■ WORK TO COMPLETE: Print exactly the lines running from the one that holds "Emit a Python" through the one that holds "import plotly.graph_objects as go", please, and leave the pictures out.

■ RECORDS FOR PROCESSING:
>>>
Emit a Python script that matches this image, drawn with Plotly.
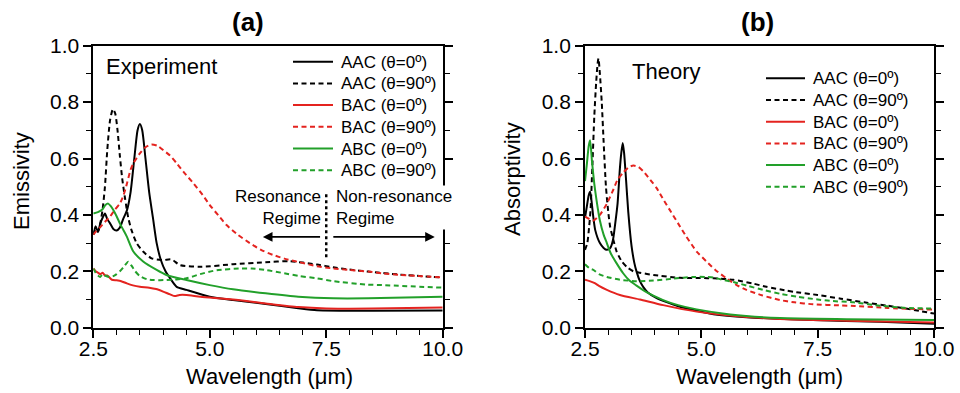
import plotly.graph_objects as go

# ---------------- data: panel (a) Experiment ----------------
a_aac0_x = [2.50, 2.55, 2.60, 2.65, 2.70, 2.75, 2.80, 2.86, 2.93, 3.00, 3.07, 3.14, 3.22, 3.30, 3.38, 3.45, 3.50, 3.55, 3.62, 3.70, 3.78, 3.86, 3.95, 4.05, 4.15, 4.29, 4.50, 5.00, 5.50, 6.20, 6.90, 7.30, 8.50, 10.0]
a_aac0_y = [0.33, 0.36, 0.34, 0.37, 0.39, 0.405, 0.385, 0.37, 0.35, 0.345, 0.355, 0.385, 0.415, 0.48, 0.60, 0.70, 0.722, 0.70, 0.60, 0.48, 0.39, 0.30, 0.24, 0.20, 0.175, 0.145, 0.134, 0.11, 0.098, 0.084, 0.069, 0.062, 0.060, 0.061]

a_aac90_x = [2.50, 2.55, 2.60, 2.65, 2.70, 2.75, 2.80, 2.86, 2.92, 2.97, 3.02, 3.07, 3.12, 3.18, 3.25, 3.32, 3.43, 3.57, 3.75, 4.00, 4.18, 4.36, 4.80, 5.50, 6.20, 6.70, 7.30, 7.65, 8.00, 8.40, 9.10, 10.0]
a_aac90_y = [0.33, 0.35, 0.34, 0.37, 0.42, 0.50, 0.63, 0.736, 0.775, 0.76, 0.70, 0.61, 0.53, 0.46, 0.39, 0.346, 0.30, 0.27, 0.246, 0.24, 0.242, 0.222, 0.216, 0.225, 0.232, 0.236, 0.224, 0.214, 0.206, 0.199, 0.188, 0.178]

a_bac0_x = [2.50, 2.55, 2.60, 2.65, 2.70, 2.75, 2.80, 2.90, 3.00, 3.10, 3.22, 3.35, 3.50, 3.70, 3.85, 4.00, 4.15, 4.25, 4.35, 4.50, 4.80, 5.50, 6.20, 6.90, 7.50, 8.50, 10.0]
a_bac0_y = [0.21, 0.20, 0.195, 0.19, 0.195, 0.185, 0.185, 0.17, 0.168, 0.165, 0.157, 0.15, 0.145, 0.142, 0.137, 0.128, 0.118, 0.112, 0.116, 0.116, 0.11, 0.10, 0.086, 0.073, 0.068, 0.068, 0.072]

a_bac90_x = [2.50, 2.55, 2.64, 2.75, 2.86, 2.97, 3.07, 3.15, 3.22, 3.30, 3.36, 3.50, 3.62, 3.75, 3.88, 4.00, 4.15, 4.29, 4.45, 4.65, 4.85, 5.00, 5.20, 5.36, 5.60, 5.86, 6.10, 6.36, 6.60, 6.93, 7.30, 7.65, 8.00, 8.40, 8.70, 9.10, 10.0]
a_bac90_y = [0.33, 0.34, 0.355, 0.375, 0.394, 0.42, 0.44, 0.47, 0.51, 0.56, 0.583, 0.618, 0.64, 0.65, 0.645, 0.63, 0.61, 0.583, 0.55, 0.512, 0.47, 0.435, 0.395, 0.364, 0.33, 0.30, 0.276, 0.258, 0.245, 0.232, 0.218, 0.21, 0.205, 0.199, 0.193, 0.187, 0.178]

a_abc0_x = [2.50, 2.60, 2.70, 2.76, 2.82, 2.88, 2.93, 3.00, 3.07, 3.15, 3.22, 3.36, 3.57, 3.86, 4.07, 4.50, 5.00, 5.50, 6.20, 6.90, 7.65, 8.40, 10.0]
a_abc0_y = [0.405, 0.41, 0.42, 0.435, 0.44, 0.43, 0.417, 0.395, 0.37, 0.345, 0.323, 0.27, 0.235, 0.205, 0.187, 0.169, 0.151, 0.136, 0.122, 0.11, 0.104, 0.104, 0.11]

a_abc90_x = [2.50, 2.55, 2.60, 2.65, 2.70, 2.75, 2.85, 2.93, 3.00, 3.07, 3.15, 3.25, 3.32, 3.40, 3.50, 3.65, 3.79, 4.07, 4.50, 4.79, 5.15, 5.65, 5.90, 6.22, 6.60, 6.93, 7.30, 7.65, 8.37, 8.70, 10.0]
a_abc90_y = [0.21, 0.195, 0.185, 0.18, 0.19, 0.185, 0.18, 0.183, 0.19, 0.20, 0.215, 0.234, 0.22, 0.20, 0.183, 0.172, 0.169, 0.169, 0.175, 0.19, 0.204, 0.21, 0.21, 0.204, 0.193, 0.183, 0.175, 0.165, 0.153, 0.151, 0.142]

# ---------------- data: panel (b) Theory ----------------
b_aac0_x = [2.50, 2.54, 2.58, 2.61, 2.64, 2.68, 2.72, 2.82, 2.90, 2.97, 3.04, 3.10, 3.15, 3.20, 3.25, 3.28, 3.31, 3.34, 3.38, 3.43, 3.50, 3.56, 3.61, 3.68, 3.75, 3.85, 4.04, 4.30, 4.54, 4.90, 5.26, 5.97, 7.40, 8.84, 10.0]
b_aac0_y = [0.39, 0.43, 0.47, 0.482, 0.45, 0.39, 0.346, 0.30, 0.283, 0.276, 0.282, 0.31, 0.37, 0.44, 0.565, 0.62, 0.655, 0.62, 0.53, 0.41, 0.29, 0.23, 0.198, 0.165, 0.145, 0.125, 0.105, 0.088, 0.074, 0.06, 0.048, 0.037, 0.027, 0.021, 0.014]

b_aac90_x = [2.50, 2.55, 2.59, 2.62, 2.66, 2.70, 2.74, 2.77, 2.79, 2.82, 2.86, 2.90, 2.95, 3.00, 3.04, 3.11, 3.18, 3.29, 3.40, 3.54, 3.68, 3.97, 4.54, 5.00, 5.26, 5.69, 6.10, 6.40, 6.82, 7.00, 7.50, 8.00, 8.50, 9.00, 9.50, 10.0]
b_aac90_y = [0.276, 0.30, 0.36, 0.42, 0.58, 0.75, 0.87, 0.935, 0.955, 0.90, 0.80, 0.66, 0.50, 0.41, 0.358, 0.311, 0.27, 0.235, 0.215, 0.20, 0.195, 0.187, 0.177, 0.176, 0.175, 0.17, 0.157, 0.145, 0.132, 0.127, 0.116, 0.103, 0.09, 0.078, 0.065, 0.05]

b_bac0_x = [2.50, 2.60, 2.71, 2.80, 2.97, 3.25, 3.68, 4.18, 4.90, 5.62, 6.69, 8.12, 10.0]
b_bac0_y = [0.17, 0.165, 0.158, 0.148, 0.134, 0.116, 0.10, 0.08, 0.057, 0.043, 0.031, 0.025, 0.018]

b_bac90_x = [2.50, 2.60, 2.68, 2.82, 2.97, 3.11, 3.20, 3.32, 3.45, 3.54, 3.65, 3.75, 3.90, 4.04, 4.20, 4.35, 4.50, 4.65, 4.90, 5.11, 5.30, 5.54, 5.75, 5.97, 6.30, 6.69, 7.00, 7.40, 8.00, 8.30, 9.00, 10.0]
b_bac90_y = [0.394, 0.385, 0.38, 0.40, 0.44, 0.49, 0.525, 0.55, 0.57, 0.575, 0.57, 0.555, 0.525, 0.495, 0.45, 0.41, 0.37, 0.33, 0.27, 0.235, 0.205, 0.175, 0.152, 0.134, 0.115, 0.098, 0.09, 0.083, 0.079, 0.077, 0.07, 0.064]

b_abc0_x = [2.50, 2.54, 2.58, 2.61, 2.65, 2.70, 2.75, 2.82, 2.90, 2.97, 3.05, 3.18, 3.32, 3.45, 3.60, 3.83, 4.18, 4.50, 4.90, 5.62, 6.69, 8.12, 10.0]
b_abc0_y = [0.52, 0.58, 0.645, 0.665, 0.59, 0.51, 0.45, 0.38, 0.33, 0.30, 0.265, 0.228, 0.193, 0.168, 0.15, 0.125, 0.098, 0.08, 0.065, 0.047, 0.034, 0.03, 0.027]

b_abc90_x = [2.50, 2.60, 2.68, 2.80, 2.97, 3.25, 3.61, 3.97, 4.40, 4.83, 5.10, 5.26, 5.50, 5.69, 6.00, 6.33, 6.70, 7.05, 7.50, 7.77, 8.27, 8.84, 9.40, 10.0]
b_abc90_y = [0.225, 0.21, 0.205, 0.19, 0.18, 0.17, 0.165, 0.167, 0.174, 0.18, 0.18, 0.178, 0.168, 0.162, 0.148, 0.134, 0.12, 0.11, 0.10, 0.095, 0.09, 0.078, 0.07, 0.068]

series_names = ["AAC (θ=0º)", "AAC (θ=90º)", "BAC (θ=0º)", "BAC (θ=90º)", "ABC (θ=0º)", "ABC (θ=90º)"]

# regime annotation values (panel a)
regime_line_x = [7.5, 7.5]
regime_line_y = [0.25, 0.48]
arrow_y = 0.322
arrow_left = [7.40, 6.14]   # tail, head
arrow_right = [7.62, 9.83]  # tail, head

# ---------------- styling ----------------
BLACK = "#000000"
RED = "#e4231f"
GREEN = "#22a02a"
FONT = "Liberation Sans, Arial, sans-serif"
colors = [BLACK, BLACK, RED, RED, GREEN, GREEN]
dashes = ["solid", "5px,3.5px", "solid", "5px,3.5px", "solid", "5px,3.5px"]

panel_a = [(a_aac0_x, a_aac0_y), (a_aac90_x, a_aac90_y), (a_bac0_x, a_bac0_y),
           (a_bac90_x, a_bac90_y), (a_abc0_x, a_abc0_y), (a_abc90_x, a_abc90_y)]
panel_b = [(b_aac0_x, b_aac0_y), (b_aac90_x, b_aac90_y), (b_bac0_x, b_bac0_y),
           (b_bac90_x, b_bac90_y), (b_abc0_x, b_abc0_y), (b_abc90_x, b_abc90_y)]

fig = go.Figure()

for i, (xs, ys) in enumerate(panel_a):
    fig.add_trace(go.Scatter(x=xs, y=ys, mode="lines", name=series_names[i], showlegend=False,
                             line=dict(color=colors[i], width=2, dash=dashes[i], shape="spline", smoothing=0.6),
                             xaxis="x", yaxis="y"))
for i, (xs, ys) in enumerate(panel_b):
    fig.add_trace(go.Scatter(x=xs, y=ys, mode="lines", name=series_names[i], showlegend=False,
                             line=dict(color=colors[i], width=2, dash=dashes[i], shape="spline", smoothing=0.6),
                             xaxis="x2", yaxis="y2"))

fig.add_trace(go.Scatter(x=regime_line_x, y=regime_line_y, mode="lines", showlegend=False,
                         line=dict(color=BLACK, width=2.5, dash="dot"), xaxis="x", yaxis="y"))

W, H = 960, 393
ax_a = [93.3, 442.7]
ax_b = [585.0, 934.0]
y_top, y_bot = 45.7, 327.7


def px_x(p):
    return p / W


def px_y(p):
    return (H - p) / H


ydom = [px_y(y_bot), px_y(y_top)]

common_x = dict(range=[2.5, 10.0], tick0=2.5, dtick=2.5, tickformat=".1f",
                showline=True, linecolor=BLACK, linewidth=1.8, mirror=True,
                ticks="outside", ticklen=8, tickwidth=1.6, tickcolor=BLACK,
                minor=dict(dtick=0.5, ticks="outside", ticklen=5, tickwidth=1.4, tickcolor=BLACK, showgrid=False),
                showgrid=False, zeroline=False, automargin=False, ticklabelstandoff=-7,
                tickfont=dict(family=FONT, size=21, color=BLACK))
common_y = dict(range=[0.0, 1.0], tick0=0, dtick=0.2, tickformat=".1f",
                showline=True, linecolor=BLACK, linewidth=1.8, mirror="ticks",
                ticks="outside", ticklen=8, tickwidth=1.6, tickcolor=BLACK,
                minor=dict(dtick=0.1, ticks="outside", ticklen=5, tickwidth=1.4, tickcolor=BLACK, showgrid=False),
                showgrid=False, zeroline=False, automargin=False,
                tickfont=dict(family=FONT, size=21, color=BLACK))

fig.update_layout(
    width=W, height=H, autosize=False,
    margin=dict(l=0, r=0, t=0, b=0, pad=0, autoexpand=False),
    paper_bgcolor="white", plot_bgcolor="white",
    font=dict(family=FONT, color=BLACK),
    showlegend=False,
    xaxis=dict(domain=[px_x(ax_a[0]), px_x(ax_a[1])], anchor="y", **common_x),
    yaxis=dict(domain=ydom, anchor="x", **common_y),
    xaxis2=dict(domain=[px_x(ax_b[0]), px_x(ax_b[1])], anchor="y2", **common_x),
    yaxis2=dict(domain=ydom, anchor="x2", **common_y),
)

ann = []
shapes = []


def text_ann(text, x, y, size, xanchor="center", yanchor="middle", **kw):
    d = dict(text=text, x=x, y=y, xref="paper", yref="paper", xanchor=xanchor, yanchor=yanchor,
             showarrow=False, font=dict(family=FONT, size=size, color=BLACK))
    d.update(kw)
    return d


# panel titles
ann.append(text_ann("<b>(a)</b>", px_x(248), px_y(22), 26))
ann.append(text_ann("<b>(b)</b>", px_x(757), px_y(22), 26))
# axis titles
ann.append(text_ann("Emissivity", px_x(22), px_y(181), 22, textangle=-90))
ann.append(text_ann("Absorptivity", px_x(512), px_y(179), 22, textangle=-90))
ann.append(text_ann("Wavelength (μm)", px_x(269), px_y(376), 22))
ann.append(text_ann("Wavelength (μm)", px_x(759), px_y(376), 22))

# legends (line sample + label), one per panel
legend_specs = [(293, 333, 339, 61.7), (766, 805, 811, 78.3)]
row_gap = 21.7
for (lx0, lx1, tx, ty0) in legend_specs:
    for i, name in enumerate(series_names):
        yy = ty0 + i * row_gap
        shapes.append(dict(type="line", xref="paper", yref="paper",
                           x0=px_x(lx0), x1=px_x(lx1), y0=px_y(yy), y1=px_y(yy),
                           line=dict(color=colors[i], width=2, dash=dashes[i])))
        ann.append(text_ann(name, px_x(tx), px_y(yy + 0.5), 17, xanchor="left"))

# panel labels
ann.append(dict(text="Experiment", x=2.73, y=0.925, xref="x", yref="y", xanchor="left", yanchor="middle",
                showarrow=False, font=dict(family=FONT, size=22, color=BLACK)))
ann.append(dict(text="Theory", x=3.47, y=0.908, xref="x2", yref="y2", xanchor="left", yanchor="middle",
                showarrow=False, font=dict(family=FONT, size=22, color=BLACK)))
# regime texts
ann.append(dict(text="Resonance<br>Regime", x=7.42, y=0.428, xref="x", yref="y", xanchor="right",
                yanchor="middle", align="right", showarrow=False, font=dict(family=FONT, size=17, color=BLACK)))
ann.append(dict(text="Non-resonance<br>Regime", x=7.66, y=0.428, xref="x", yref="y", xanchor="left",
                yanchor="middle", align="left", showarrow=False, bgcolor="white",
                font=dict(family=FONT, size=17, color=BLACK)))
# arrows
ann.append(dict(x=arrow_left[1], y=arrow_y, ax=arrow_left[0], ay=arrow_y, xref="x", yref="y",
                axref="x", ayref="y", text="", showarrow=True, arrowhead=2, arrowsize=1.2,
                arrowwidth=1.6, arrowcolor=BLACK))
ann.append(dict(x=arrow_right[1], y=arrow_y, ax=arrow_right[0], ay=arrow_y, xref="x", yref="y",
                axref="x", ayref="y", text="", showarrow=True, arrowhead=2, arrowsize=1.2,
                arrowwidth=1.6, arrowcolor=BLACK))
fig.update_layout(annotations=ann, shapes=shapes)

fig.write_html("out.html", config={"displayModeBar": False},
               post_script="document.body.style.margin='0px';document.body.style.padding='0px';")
<<<
>>>
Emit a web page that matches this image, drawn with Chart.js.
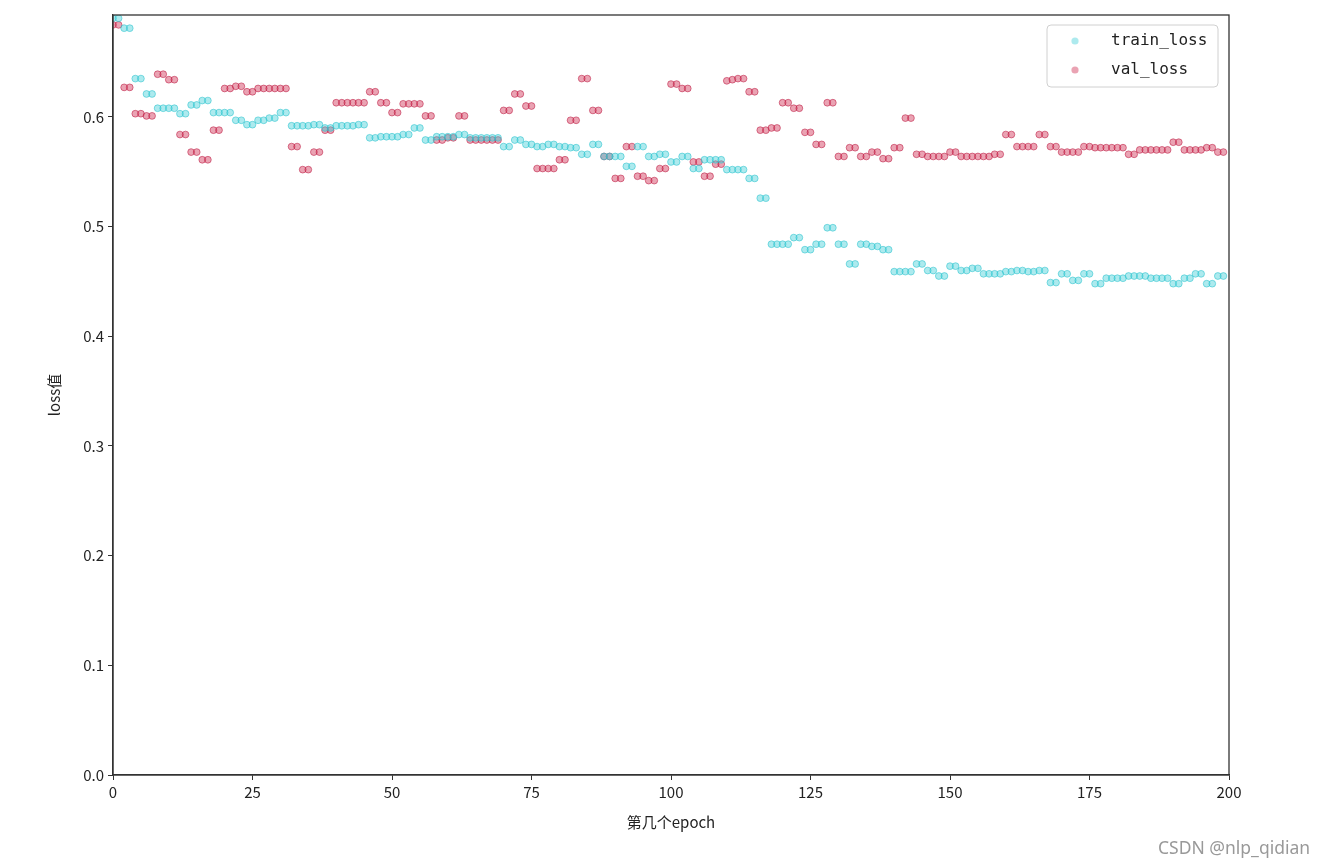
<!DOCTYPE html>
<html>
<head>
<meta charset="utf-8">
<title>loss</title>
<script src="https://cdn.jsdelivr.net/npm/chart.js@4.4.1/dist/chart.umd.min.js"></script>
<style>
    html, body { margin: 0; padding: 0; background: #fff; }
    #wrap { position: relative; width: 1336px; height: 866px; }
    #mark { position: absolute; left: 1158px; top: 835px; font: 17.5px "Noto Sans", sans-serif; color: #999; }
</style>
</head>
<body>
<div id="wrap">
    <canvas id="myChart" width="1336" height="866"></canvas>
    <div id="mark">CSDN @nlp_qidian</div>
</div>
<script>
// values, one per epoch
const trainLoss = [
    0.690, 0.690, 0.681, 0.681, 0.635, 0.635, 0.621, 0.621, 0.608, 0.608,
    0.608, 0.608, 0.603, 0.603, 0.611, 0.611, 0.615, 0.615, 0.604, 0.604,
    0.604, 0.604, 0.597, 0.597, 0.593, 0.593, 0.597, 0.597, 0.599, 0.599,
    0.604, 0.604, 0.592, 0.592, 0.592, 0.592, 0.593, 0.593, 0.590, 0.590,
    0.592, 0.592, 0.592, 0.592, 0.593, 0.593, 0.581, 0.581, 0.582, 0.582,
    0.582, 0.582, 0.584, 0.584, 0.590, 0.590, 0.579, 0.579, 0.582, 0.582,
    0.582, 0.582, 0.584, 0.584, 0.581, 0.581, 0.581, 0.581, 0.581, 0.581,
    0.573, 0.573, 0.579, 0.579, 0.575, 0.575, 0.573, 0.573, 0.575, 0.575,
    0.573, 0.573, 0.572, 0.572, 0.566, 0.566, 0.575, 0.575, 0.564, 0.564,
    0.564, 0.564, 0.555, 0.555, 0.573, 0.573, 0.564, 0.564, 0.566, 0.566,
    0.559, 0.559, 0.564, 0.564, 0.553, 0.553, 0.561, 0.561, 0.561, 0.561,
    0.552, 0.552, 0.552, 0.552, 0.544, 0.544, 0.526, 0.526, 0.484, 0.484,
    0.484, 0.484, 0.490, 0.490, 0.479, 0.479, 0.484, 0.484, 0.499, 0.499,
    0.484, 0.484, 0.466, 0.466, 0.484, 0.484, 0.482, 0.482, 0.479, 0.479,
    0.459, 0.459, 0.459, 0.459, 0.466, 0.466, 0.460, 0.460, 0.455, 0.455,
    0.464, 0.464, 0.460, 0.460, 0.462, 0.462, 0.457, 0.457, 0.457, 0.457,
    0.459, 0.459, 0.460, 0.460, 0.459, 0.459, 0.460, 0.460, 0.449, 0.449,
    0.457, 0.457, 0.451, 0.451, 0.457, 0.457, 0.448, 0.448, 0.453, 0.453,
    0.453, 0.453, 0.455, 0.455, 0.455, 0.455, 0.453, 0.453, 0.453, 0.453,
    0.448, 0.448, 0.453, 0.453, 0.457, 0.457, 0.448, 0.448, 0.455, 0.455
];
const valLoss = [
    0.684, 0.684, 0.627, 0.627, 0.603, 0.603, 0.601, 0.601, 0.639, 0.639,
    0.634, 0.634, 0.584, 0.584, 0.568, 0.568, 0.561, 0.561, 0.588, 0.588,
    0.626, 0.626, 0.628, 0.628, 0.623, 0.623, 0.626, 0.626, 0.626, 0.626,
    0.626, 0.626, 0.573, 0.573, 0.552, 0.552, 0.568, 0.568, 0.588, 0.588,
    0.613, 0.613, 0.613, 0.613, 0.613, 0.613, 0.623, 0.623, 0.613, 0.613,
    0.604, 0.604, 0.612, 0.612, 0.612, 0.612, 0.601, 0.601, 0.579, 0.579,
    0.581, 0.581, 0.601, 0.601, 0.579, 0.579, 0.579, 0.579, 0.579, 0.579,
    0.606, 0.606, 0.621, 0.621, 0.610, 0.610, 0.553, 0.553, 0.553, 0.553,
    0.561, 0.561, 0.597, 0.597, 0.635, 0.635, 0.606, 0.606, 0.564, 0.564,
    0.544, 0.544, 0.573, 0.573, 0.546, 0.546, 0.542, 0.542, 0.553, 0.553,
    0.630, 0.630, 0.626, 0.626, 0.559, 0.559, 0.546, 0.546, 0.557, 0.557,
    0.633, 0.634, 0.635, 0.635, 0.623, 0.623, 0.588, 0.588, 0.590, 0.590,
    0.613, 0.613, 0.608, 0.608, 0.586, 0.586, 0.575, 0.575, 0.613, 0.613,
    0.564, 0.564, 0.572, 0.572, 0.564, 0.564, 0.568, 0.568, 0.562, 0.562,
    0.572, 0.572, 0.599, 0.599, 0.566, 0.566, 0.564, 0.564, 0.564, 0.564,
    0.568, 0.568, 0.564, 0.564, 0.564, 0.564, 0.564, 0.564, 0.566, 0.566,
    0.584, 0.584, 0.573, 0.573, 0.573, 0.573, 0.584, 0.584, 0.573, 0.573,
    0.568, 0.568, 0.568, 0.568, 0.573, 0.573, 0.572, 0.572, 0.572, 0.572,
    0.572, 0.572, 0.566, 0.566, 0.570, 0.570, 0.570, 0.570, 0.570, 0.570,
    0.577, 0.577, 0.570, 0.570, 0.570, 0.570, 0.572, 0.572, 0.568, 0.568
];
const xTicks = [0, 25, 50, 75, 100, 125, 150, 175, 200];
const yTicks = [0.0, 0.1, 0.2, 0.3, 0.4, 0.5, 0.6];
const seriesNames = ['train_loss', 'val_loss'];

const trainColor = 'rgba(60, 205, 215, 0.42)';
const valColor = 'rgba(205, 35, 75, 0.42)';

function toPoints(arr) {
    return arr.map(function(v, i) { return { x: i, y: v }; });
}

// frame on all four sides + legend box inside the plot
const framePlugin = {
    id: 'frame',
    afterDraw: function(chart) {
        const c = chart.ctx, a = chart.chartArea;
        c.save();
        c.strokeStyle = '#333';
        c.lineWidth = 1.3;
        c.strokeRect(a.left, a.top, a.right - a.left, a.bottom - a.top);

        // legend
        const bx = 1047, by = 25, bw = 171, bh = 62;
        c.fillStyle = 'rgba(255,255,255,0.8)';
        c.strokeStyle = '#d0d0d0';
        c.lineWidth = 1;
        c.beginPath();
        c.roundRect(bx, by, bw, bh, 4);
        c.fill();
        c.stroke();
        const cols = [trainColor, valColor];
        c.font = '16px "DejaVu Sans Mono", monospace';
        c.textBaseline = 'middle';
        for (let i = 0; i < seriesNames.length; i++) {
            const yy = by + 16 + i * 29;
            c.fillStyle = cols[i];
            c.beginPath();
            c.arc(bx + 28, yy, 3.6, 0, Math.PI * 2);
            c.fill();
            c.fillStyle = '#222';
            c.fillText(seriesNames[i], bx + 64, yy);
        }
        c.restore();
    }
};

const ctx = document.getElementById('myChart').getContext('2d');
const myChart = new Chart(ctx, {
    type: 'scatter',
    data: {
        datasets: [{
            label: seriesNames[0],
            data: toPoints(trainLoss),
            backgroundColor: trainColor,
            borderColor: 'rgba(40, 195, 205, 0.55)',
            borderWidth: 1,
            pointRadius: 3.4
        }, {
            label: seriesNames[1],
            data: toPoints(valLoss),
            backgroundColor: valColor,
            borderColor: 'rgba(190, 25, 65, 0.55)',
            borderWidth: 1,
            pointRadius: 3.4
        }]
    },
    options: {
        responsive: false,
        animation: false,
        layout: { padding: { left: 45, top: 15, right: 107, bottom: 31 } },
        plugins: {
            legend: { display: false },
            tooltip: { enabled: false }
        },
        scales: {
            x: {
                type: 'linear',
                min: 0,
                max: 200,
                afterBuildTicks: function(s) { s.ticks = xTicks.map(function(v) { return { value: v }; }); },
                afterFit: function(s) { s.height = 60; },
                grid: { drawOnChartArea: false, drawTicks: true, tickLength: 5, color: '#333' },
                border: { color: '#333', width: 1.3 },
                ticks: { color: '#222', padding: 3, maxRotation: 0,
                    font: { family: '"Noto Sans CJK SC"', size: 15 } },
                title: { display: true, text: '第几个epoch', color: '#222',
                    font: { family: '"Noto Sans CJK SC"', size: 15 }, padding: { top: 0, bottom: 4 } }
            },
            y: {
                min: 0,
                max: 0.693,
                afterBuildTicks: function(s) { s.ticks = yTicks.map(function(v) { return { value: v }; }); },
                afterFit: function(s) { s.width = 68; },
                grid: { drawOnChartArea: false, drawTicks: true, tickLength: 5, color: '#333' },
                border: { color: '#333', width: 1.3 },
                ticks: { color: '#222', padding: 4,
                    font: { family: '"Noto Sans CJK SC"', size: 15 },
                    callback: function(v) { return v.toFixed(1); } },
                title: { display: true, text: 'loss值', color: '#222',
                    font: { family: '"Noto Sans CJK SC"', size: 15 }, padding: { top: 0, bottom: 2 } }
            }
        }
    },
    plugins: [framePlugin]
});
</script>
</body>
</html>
<<<
■ RESULT OF THIS EXERCISE:
Emit a Python script that matches this image, drawn with Plotly.
import plotly.graph_objects as go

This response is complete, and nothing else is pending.